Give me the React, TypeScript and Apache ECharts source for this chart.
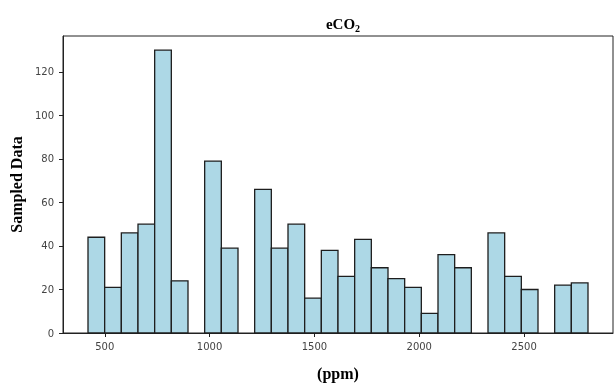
import React, { useEffect, useRef } from "react";
import * as echarts from "echarts";

// Histogram of eCO2 (ppm): 30 equal bins
const binStart = 420;
const binWidth = 79.5;
const counts = [44, 21, 46, 50, 130, 24, 0, 79, 39, 0, 66, 39, 50, 16, 38, 26, 43, 30, 25, 21, 9, 36, 30, 0, 46, 26, 20, 0, 22, 23];
const xTicks = [500, 1000, 1500, 2000, 2500];
const yTicks = [0, 20, 40, 60, 80, 100, 120];

export default function App() {
  const ref = useRef<HTMLDivElement>(null);
  useEffect(() => {
    if (!ref.current) return;
    const chart = echarts.init(ref.current, null, { renderer: "svg" });
    const data = counts.map((c, i) => [binStart + i * binWidth, binStart + (i + 1) * binWidth, c]);
    const xMin = binStart - 0.05 * binWidth * counts.length;
    const xMax = binStart + binWidth * counts.length * 1.05;
    const tickFont = { fontFamily: "DejaVu Sans", fontSize: 10, color: "#444" };
    chart.setOption({
      animation: false,
      title: {
        text: "{a|eCO}{b|2}",
        left: 338,
        top: 10,
        textAlign: "center",
        textStyle: {
          rich: {
            a: { fontFamily: "Liberation Serif", fontWeight: "bold", fontSize: 15, color: "#000" },
            b: { fontFamily: "Liberation Serif", fontWeight: "bold", fontSize: 10, color: "#000", verticalAlign: "bottom", padding: [8, 0, 0, 0] },
          },
        },
      },
      grid: { left: 63, right: 1, top: 36, bottom: 50, show: true, borderColor: "#222", borderWidth: 1, backgroundColor: "transparent" },
      xAxis: {
        type: "value",
        min: xMin,
        max: xMax,
        name: "(ppm)",
        nameLocation: "middle",
        nameGap: 32,
        nameTextStyle: { fontFamily: "Liberation Serif", fontWeight: "bold", fontSize: 16, color: "#000" },
        axisLine: { show: true, onZero: false, lineStyle: { color: "#222", width: 1 } },
        axisTick: { show: true, length: 4, lineStyle: { color: "#222" }, customValues: xTicks },
        axisLabel: { ...tickFont, margin: 8, customValues: xTicks, formatter: (v: number) => String(v) },
        splitLine: { show: false },
      },
      yAxis: {
        type: "value",
        min: 0,
        max: 136.5,
        name: "Sampled Data",
        nameLocation: "middle",
        nameGap: 39,
        nameRotate: 90,
        nameTextStyle: { fontFamily: "Liberation Serif", fontWeight: "bold", fontSize: 16, color: "#000" },
        axisLine: { show: true, lineStyle: { color: "#222", width: 1 } },
        axisTick: { show: true, length: 4, lineStyle: { color: "#222" }, customValues: yTicks },
        axisLabel: { ...tickFont, margin: 9, customValues: yTicks, formatter: (v: number) => String(v) },
        splitLine: { show: false },
      },
      series: [
        {
          type: "custom",
          data,
          encode: { x: [0, 1], y: 2 },
          renderItem: (params: any, api: any) => {
            const h = api.value(2);
            if (!h) return null;
            const p0 = api.coord([api.value(0), 0]);
            const p1 = api.coord([api.value(1), h]);
            return {
              type: "rect",
              shape: { x: p0[0], y: p1[1], width: p1[0] - p0[0], height: p0[1] - p1[1] },
              style: { fill: "#ADD8E6", stroke: "#1e1e1e", lineWidth: 1.3 },
            };
          },
        },
      ],
    });
    return () => chart.dispose();
  }, []);
  return <div ref={ref} style={{ position: "fixed", left: 0, top: 0, width: 614, height: 386 }} />;
}
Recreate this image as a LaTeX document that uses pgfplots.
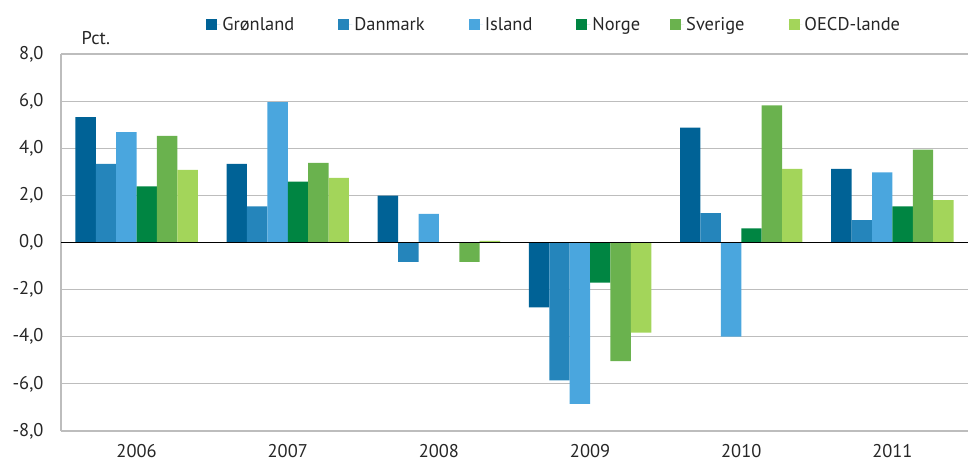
\documentclass[border=0pt]{standalone}
\usepackage{pgfplots}
\pgfplotsset{compat=1.18}
\usepackage{fontspec}
\setmainfont{PT Sans}
\definecolor{cGro}{HTML}{006296}
\definecolor{cDan}{HTML}{2585BB}
\definecolor{cIsl}{HTML}{4AA6DE}
\definecolor{cNor}{HTML}{008542}
\definecolor{cSve}{HTML}{6AB24E}
\definecolor{cOEC}{HTML}{A3D55A}
\definecolor{gridgray}{HTML}{BDBDBD}
\newcommand{\chartfont}{\fontsize{18.5}{21}\selectfont}
\begin{document}
\begin{tikzpicture}
\begin{axis}[
  at={(0,0)}, anchor=south west,
  scale only axis, width=907bp, height=377bp,
  xmin=-0.5, xmax=5.5, ymin=-8, ymax=8,
  ybar=0pt, bar width=0.135,
  xtick={0,1,2,3,4,5},
  xticklabels={2006,2007,2008,2009,2010,2011},
  ytick={-8,-6,-4,-2,0,2,4,6,8},
  ymajorgrids, grid style={gridgray, line width=1.2bp},
  axis lines*=left,
  axis line style={gridgray, line width=1.2bp, -},
  major tick length=0,
  tick label style={font=\chartfont, text=black!85},
  xticklabel style={yshift=-10bp},
  yticklabel style={xshift=-14bp},
  /pgf/number format/.cd, fixed, fixed zerofill, precision=1, use comma, assume math mode=true,
  /pgfplots/.cd,
  legend columns=6,
  legend style={draw=none, fill=none, at={(0.160,1.078)}, anchor=west,
    font=\chartfont, text=black!85,
    /tikz/every even column/.append style={column sep=42bp},
    legend cell align=left, inner sep=0pt},
  legend image code/.code={\fill[#1] (0bp,-5.5bp) rectangle (11bp,5.5bp); \path (0bp,0bp) -- (14bp,0bp);},
  clip=false,
]
\addplot[fill=cGro, draw=none] coordinates {(0,5.32) (1,3.34) (2,1.99) (3,-2.75) (4,4.87) (5,3.12)};
\addplot[fill=cDan, draw=none] coordinates {(0,3.34) (1,1.53) (2,-0.82) (3,-5.85) (4,1.25) (5,0.95)};
\addplot[fill=cIsl, draw=none] coordinates {(0,4.68) (1,5.96) (2,1.21) (3,-6.85) (4,-4.0) (5,2.98)};
\addplot[fill=cNor, draw=none] coordinates {(0,2.38) (1,2.58) (2,0.0) (3,-1.70) (4,0.60) (5,1.53)};
\addplot[fill=cSve, draw=none] coordinates {(0,4.53) (1,3.38) (2,-0.82) (3,-5.03) (4,5.82) (5,3.94)};
\addplot[fill=cOEC, draw=none] coordinates {(0,3.08) (1,2.74) (2,0.07) (3,-3.83) (4,3.12) (5,1.80)};
\legend{Grønland,Danmark,Island,Norge\hspace*{-14bp},Sverige,OECD-lande}
\draw[black, line width=1.6bp] (axis cs:-0.5,0) -- (axis cs:5.5,0);
\node[anchor=west, font=\chartfont, text=black!85] at (rel axis cs:0.019,1.042) {Pct.};
\end{axis}
\pgfresetboundingbox
\path (-61bp,-30bp) rectangle (908bp,431bp);
\end{tikzpicture}
\end{document}
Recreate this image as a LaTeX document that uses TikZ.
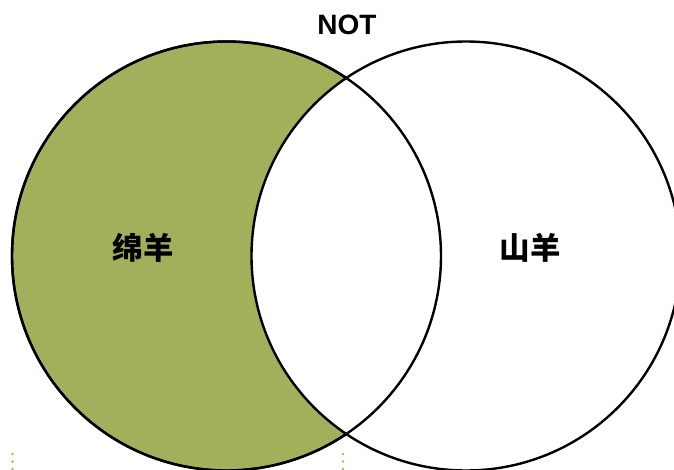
\documentclass[tikz,border=0pt]{standalone}
\usepackage{fontspec}
\setmainfont{Liberation Sans}
\newfontfamily\cjk{Noto Sans CJK SC}
\definecolor{olivefill}{HTML}{A3AF5A}
\definecolor{dotcol}{HTML}{A9B56A}
\begin{document}
\begin{tikzpicture}[x=1pt,y=-1pt,
  setcircle/.style={circle, draw=black, line width=2.4pt, minimum size=429pt, inner sep=0pt},
  lbl/.style={font=\cjk\bfseries\fontsize{30.5}{30.5}\selectfont, text=black},
  dotmark/.style={fill=dotcol, draw=none}]
\useasboundingbox (0,0) rectangle (674,470);
\clip (0,0) rectangle (674,470);
\fill[white] (0,0) rectangle (674,470);
\node[setcircle, fill=olivefill] (A) at (226.5,256) {};
\node[setcircle, fill=white] (B) at (466,256) {};
\node[setcircle] (A2) at (226.5,256) {};
\node[font=\bfseries\fontsize{28}{28}\selectfont] (T) at (347,24.5) {NOT};
\node[lbl] (LA) at (143,248) {绵羊};
\node[lbl] (LB) at (530,248) {山羊};
\foreach \y in {454,461.5,469} {
  \fill[dotmark] (12.5,\y) circle (1.3);
  \fill[dotmark] (343,\y) circle (1.3);
}
\end{tikzpicture}
\end{document}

• EXERCISE:
Return only the lines from the start of the data through the line that contains "const yTicks = [0, 20, 40, 60, 80, 100, 120];", please, copying them exactly and omitting all pictures.

• EXPECTED ANSWER:
Give me the React, TypeScript and Apache ECharts source for this chart.
import React, { useEffect, useRef } from "react";
import * as echarts from "echarts";

// Histogram of eCO2 (ppm): 30 equal bins
const binStart = 420;
const binWidth = 79.5;
const counts = [44, 21, 46, 50, 130, 24, 0, 79, 39, 0, 66, 39, 50, 16, 38, 26, 43, 30, 25, 21, 9, 36, 30, 0, 46, 26, 20, 0, 22, 23];
const xTicks = [500, 1000, 1500, 2000, 2500];
const yTicks = [0, 20, 40, 60, 80, 100, 120];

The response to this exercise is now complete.